# Short exercise
Produce an exact copy of all the data below, dropping every image.

------ Material provided

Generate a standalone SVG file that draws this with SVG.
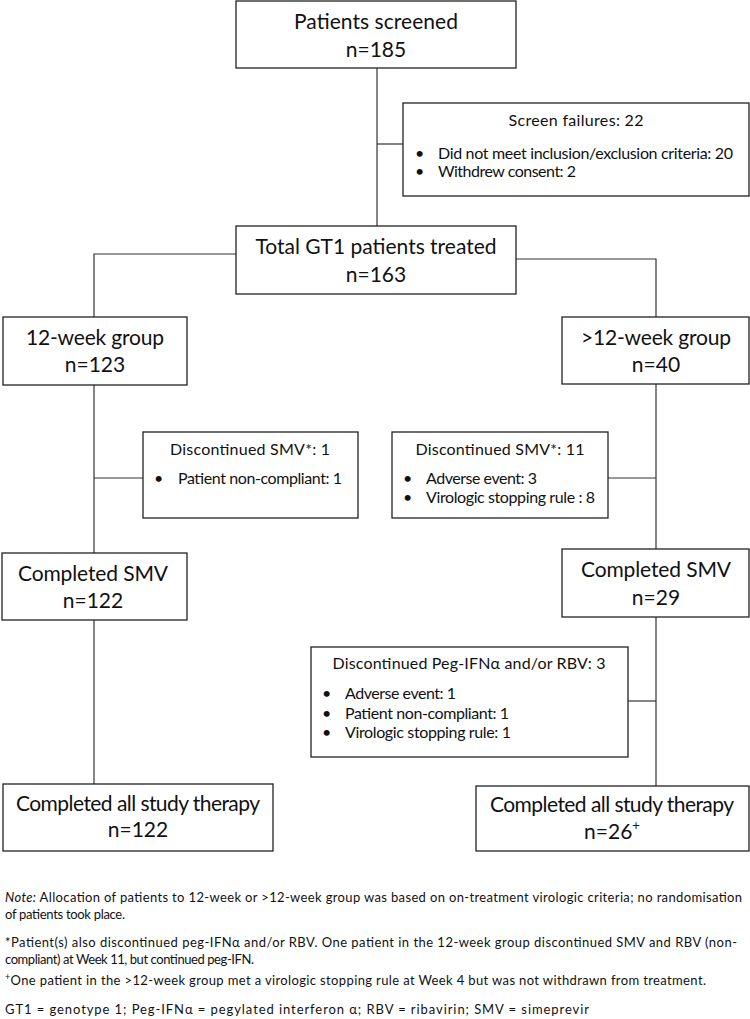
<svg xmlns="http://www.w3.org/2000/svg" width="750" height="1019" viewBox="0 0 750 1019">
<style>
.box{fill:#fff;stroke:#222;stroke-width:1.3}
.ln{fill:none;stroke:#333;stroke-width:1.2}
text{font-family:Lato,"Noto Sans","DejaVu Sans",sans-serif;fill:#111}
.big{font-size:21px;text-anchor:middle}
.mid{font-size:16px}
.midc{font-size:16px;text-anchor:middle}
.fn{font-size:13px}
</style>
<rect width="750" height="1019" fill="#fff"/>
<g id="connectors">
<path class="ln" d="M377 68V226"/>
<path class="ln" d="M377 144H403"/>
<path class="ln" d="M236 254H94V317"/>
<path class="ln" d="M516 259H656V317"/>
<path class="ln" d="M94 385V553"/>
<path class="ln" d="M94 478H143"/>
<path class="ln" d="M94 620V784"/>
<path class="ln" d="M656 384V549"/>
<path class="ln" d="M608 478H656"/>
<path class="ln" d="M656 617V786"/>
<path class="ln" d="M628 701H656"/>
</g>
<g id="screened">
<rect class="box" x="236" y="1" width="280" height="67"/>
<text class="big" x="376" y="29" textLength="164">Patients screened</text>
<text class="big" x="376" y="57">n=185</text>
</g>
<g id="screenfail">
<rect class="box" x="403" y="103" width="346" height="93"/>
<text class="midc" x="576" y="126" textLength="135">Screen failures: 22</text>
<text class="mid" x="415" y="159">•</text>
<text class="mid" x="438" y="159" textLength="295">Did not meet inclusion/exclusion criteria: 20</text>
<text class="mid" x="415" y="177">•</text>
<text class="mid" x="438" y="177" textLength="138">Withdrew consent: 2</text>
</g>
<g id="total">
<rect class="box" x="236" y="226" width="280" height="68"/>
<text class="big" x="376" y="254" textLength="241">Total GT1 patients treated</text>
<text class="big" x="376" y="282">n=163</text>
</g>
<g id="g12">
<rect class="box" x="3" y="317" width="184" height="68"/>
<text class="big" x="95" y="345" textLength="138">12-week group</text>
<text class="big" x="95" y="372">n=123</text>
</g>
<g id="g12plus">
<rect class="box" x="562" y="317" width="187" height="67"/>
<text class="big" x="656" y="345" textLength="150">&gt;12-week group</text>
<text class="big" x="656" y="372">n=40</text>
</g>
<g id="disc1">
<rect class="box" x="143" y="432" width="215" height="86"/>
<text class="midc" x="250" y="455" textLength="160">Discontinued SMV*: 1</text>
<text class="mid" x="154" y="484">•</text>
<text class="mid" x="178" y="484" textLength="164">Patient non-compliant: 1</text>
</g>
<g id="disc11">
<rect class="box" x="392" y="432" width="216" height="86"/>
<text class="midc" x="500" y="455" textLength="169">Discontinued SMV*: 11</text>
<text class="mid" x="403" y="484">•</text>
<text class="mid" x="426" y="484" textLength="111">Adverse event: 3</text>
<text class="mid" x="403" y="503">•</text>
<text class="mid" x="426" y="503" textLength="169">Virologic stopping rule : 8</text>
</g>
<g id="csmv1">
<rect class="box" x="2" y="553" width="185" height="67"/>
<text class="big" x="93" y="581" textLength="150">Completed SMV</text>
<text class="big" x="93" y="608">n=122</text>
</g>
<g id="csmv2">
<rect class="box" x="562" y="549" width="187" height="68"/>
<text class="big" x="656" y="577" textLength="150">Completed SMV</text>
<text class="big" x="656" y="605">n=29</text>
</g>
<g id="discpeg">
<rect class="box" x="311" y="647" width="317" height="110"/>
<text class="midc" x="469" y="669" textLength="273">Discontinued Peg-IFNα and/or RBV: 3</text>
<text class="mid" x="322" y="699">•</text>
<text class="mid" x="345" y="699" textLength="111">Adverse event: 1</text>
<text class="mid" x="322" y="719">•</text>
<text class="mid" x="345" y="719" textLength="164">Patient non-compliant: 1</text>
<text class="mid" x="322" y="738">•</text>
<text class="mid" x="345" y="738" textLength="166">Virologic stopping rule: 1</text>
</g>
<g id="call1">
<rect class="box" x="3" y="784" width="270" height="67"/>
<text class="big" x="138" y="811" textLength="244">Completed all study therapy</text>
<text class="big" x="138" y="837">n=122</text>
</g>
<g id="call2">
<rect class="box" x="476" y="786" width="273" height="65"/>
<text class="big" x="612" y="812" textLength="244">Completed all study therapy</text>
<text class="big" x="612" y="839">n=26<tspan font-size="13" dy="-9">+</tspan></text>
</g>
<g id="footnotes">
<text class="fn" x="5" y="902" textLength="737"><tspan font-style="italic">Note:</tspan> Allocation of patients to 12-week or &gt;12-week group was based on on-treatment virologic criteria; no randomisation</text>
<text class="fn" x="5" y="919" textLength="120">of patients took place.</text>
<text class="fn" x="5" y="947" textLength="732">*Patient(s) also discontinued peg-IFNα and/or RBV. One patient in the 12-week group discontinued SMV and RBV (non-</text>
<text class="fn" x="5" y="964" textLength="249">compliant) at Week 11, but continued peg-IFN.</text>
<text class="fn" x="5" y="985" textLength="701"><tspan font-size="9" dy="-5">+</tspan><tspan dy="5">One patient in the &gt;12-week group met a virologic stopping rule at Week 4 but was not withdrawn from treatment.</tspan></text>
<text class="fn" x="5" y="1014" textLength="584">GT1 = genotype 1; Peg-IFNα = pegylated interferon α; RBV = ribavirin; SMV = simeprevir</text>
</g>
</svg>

------------

# Correct output
Generate a standalone SVG file that draws this with SVG.
<svg xmlns="http://www.w3.org/2000/svg" width="750" height="1019" viewBox="0 0 750 1019">
<style>
.box{fill:#fff;stroke:#222;stroke-width:1.3}
.ln{fill:none;stroke:#333;stroke-width:1.2}
text{font-family:Lato,"Noto Sans","DejaVu Sans",sans-serif;fill:#111}
.big{font-size:21px;text-anchor:middle}
.mid{font-size:16px}
.midc{font-size:16px;text-anchor:middle}
.fn{font-size:13px}
</style>
<rect width="750" height="1019" fill="#fff"/>
<g id="connectors">
<path class="ln" d="M377 68V226"/>
<path class="ln" d="M377 144H403"/>
<path class="ln" d="M236 254H94V317"/>
<path class="ln" d="M516 259H656V317"/>
<path class="ln" d="M94 385V553"/>
<path class="ln" d="M94 478H143"/>
<path class="ln" d="M94 620V784"/>
<path class="ln" d="M656 384V549"/>
<path class="ln" d="M608 478H656"/>
<path class="ln" d="M656 617V786"/>
<path class="ln" d="M628 701H656"/>
</g>
<g id="screened">
<rect class="box" x="236" y="1" width="280" height="67"/>
<text class="big" x="376" y="29" textLength="164">Patients screened</text>
<text class="big" x="376" y="57">n=185</text>
</g>
<g id="screenfail">
<rect class="box" x="403" y="103" width="346" height="93"/>
<text class="midc" x="576" y="126" textLength="135">Screen failures: 22</text>
<text class="mid" x="415" y="159">•</text>
<text class="mid" x="438" y="159" textLength="295">Did not meet inclusion/exclusion criteria: 20</text>
<text class="mid" x="415" y="177">•</text>
<text class="mid" x="438" y="177" textLength="138">Withdrew consent: 2</text>
</g>
<g id="total">
<rect class="box" x="236" y="226" width="280" height="68"/>
<text class="big" x="376" y="254" textLength="241">Total GT1 patients treated</text>
<text class="big" x="376" y="282">n=163</text>
</g>
<g id="g12">
<rect class="box" x="3" y="317" width="184" height="68"/>
<text class="big" x="95" y="345" textLength="138">12-week group</text>
<text class="big" x="95" y="372">n=123</text>
</g>
<g id="g12plus">
<rect class="box" x="562" y="317" width="187" height="67"/>
<text class="big" x="656" y="345" textLength="150">&gt;12-week group</text>
<text class="big" x="656" y="372">n=40</text>
</g>
<g id="disc1">
<rect class="box" x="143" y="432" width="215" height="86"/>
<text class="midc" x="250" y="455" textLength="160">Discontinued SMV*: 1</text>
<text class="mid" x="154" y="484">•</text>
<text class="mid" x="178" y="484" textLength="164">Patient non-compliant: 1</text>
</g>
<g id="disc11">
<rect class="box" x="392" y="432" width="216" height="86"/>
<text class="midc" x="500" y="455" textLength="169">Discontinued SMV*: 11</text>
<text class="mid" x="403" y="484">•</text>
<text class="mid" x="426" y="484" textLength="111">Adverse event: 3</text>
<text class="mid" x="403" y="503">•</text>
<text class="mid" x="426" y="503" textLength="169">Virologic stopping rule : 8</text>
</g>
<g id="csmv1">
<rect class="box" x="2" y="553" width="185" height="67"/>
<text class="big" x="93" y="581" textLength="150">Completed SMV</text>
<text class="big" x="93" y="608">n=122</text>
</g>
<g id="csmv2">
<rect class="box" x="562" y="549" width="187" height="68"/>
<text class="big" x="656" y="577" textLength="150">Completed SMV</text>
<text class="big" x="656" y="605">n=29</text>
</g>
<g id="discpeg">
<rect class="box" x="311" y="647" width="317" height="110"/>
<text class="midc" x="469" y="669" textLength="273">Discontinued Peg-IFNα and/or RBV: 3</text>
<text class="mid" x="322" y="699">•</text>
<text class="mid" x="345" y="699" textLength="111">Adverse event: 1</text>
<text class="mid" x="322" y="719">•</text>
<text class="mid" x="345" y="719" textLength="164">Patient non-compliant: 1</text>
<text class="mid" x="322" y="738">•</text>
<text class="mid" x="345" y="738" textLength="166">Virologic stopping rule: 1</text>
</g>
<g id="call1">
<rect class="box" x="3" y="784" width="270" height="67"/>
<text class="big" x="138" y="811" textLength="244">Completed all study therapy</text>
<text class="big" x="138" y="837">n=122</text>
</g>
<g id="call2">
<rect class="box" x="476" y="786" width="273" height="65"/>
<text class="big" x="612" y="812" textLength="244">Completed all study therapy</text>
<text class="big" x="612" y="839">n=26<tspan font-size="13" dy="-9">+</tspan></text>
</g>
<g id="footnotes">
<text class="fn" x="5" y="902" textLength="737"><tspan font-style="italic">Note:</tspan> Allocation of patients to 12-week or &gt;12-week group was based on on-treatment virologic criteria; no randomisation</text>
<text class="fn" x="5" y="919" textLength="120">of patients took place.</text>
<text class="fn" x="5" y="947" textLength="732">*Patient(s) also discontinued peg-IFNα and/or RBV. One patient in the 12-week group discontinued SMV and RBV (non-</text>
<text class="fn" x="5" y="964" textLength="249">compliant) at Week 11, but continued peg-IFN.</text>
<text class="fn" x="5" y="985" textLength="701"><tspan font-size="9" dy="-5">+</tspan><tspan dy="5">One patient in the &gt;12-week group met a virologic stopping rule at Week 4 but was not withdrawn from treatment.</tspan></text>
<text class="fn" x="5" y="1014" textLength="584">GT1 = genotype 1; Peg-IFNα = pegylated interferon α; RBV = ribavirin; SMV = simeprevir</text>
</g>
</svg>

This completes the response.